== Objective ==
The listing below should be printed exactly, every line of it. Skip the pictures.
********
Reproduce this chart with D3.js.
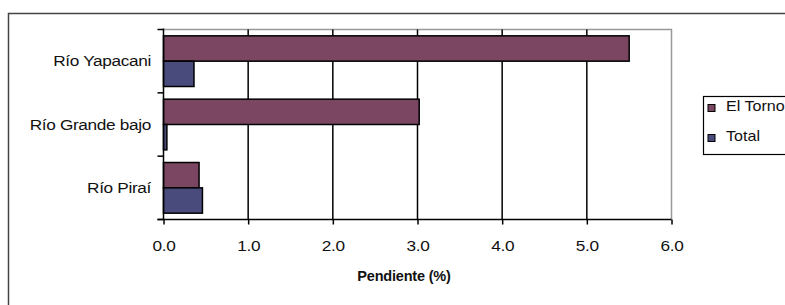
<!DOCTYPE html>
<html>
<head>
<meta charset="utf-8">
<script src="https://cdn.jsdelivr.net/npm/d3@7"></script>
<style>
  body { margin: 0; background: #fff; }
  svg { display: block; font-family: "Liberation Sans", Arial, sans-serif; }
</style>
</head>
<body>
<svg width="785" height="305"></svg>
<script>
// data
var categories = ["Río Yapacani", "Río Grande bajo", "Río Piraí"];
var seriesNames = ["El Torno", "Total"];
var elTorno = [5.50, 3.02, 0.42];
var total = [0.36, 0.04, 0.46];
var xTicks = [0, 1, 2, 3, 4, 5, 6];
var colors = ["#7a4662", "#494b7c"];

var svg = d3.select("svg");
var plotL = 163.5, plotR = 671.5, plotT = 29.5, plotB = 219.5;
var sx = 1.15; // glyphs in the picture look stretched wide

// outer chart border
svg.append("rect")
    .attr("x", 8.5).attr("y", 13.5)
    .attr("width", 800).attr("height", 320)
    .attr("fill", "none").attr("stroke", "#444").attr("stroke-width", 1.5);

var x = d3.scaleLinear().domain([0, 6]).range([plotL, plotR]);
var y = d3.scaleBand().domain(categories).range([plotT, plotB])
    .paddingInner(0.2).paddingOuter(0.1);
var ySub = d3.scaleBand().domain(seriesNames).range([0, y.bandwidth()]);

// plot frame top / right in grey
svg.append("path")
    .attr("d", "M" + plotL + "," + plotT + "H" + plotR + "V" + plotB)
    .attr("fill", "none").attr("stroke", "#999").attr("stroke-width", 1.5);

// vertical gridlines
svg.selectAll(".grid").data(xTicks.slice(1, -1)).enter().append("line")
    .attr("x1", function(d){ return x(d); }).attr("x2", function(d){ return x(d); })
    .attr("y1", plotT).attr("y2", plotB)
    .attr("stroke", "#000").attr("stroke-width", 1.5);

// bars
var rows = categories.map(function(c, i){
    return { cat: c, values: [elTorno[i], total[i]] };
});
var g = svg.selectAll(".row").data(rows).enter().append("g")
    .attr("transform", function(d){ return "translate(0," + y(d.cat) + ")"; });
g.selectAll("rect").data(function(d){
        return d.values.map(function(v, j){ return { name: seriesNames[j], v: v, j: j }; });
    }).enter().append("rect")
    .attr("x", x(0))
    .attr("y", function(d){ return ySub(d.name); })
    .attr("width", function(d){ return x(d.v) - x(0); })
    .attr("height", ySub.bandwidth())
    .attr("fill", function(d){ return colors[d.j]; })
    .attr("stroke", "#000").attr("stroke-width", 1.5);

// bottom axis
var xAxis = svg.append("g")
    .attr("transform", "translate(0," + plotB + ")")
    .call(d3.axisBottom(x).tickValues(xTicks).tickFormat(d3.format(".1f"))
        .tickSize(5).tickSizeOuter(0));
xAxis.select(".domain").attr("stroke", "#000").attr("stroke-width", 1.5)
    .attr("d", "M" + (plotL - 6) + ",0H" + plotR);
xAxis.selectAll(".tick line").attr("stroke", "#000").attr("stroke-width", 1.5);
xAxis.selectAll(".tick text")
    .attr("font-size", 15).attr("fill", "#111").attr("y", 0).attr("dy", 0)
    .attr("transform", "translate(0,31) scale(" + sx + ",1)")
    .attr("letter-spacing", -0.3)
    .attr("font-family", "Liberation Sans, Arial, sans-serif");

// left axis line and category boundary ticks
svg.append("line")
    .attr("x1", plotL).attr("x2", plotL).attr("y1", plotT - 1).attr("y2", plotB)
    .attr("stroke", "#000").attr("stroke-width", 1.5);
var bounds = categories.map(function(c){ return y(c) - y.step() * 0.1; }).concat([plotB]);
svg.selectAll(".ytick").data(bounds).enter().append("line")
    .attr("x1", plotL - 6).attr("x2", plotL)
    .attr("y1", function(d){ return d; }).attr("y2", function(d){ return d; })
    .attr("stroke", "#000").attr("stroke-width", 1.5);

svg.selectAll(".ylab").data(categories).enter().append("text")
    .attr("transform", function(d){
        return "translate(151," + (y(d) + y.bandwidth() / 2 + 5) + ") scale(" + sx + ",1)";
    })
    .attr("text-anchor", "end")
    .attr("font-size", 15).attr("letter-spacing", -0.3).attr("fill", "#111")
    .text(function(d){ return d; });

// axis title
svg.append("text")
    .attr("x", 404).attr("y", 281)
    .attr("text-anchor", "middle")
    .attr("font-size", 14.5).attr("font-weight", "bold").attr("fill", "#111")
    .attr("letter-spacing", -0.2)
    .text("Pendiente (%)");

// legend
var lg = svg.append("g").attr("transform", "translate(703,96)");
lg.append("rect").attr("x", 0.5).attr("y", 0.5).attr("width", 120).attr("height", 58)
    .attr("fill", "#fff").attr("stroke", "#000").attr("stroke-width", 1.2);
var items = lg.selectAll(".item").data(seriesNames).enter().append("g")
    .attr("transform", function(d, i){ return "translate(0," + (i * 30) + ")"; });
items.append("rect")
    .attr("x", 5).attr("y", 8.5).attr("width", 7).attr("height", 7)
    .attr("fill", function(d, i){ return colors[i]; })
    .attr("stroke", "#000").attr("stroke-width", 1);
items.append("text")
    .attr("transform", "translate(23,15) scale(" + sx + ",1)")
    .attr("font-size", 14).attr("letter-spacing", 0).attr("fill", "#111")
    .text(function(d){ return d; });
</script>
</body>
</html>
********
== Task solution ==
Reproduce this chart with D3.js.
<!DOCTYPE html>
<html>
<head>
<meta charset="utf-8">
<script src="https://cdn.jsdelivr.net/npm/d3@7"></script>
<style>
  body { margin: 0; background: #fff; }
  svg { display: block; font-family: "Liberation Sans", Arial, sans-serif; }
</style>
</head>
<body>
<svg width="785" height="305"></svg>
<script>
// data
var categories = ["Río Yapacani", "Río Grande bajo", "Río Piraí"];
var seriesNames = ["El Torno", "Total"];
var elTorno = [5.50, 3.02, 0.42];
var total = [0.36, 0.04, 0.46];
var xTicks = [0, 1, 2, 3, 4, 5, 6];
var colors = ["#7a4662", "#494b7c"];

var svg = d3.select("svg");
var plotL = 163.5, plotR = 671.5, plotT = 29.5, plotB = 219.5;
var sx = 1.15; // glyphs in the picture look stretched wide

// outer chart border
svg.append("rect")
    .attr("x", 8.5).attr("y", 13.5)
    .attr("width", 800).attr("height", 320)
    .attr("fill", "none").attr("stroke", "#444").attr("stroke-width", 1.5);

var x = d3.scaleLinear().domain([0, 6]).range([plotL, plotR]);
var y = d3.scaleBand().domain(categories).range([plotT, plotB])
    .paddingInner(0.2).paddingOuter(0.1);
var ySub = d3.scaleBand().domain(seriesNames).range([0, y.bandwidth()]);

// plot frame top / right in grey
svg.append("path")
    .attr("d", "M" + plotL + "," + plotT + "H" + plotR + "V" + plotB)
    .attr("fill", "none").attr("stroke", "#999").attr("stroke-width", 1.5);

// vertical gridlines
svg.selectAll(".grid").data(xTicks.slice(1, -1)).enter().append("line")
    .attr("x1", function(d){ return x(d); }).attr("x2", function(d){ return x(d); })
    .attr("y1", plotT).attr("y2", plotB)
    .attr("stroke", "#000").attr("stroke-width", 1.5);

// bars
var rows = categories.map(function(c, i){
    return { cat: c, values: [elTorno[i], total[i]] };
});
var g = svg.selectAll(".row").data(rows).enter().append("g")
    .attr("transform", function(d){ return "translate(0," + y(d.cat) + ")"; });
g.selectAll("rect").data(function(d){
        return d.values.map(function(v, j){ return { name: seriesNames[j], v: v, j: j }; });
    }).enter().append("rect")
    .attr("x", x(0))
    .attr("y", function(d){ return ySub(d.name); })
    .attr("width", function(d){ return x(d.v) - x(0); })
    .attr("height", ySub.bandwidth())
    .attr("fill", function(d){ return colors[d.j]; })
    .attr("stroke", "#000").attr("stroke-width", 1.5);

// bottom axis
var xAxis = svg.append("g")
    .attr("transform", "translate(0," + plotB + ")")
    .call(d3.axisBottom(x).tickValues(xTicks).tickFormat(d3.format(".1f"))
        .tickSize(5).tickSizeOuter(0));
xAxis.select(".domain").attr("stroke", "#000").attr("stroke-width", 1.5)
    .attr("d", "M" + (plotL - 6) + ",0H" + plotR);
xAxis.selectAll(".tick line").attr("stroke", "#000").attr("stroke-width", 1.5);
xAxis.selectAll(".tick text")
    .attr("font-size", 15).attr("fill", "#111").attr("y", 0).attr("dy", 0)
    .attr("transform", "translate(0,31) scale(" + sx + ",1)")
    .attr("letter-spacing", -0.3)
    .attr("font-family", "Liberation Sans, Arial, sans-serif");

// left axis line and category boundary ticks
svg.append("line")
    .attr("x1", plotL).attr("x2", plotL).attr("y1", plotT - 1).attr("y2", plotB)
    .attr("stroke", "#000").attr("stroke-width", 1.5);
var bounds = categories.map(function(c){ return y(c) - y.step() * 0.1; }).concat([plotB]);
svg.selectAll(".ytick").data(bounds).enter().append("line")
    .attr("x1", plotL - 6).attr("x2", plotL)
    .attr("y1", function(d){ return d; }).attr("y2", function(d){ return d; })
    .attr("stroke", "#000").attr("stroke-width", 1.5);

svg.selectAll(".ylab").data(categories).enter().append("text")
    .attr("transform", function(d){
        return "translate(151," + (y(d) + y.bandwidth() / 2 + 5) + ") scale(" + sx + ",1)";
    })
    .attr("text-anchor", "end")
    .attr("font-size", 15).attr("letter-spacing", -0.3).attr("fill", "#111")
    .text(function(d){ return d; });

// axis title
svg.append("text")
    .attr("x", 404).attr("y", 281)
    .attr("text-anchor", "middle")
    .attr("font-size", 14.5).attr("font-weight", "bold").attr("fill", "#111")
    .attr("letter-spacing", -0.2)
    .text("Pendiente (%)");

// legend
var lg = svg.append("g").attr("transform", "translate(703,96)");
lg.append("rect").attr("x", 0.5).attr("y", 0.5).attr("width", 120).attr("height", 58)
    .attr("fill", "#fff").attr("stroke", "#000").attr("stroke-width", 1.2);
var items = lg.selectAll(".item").data(seriesNames).enter().append("g")
    .attr("transform", function(d, i){ return "translate(0," + (i * 30) + ")"; });
items.append("rect")
    .attr("x", 5).attr("y", 8.5).attr("width", 7).attr("height", 7)
    .attr("fill", function(d, i){ return colors[i]; })
    .attr("stroke", "#000").attr("stroke-width", 1);
items.append("text")
    .attr("transform", "translate(23,15) scale(" + sx + ",1)")
    .attr("font-size", 14).attr("letter-spacing", 0).attr("fill", "#111")
    .text(function(d){ return d; });
</script>
</body>
</html>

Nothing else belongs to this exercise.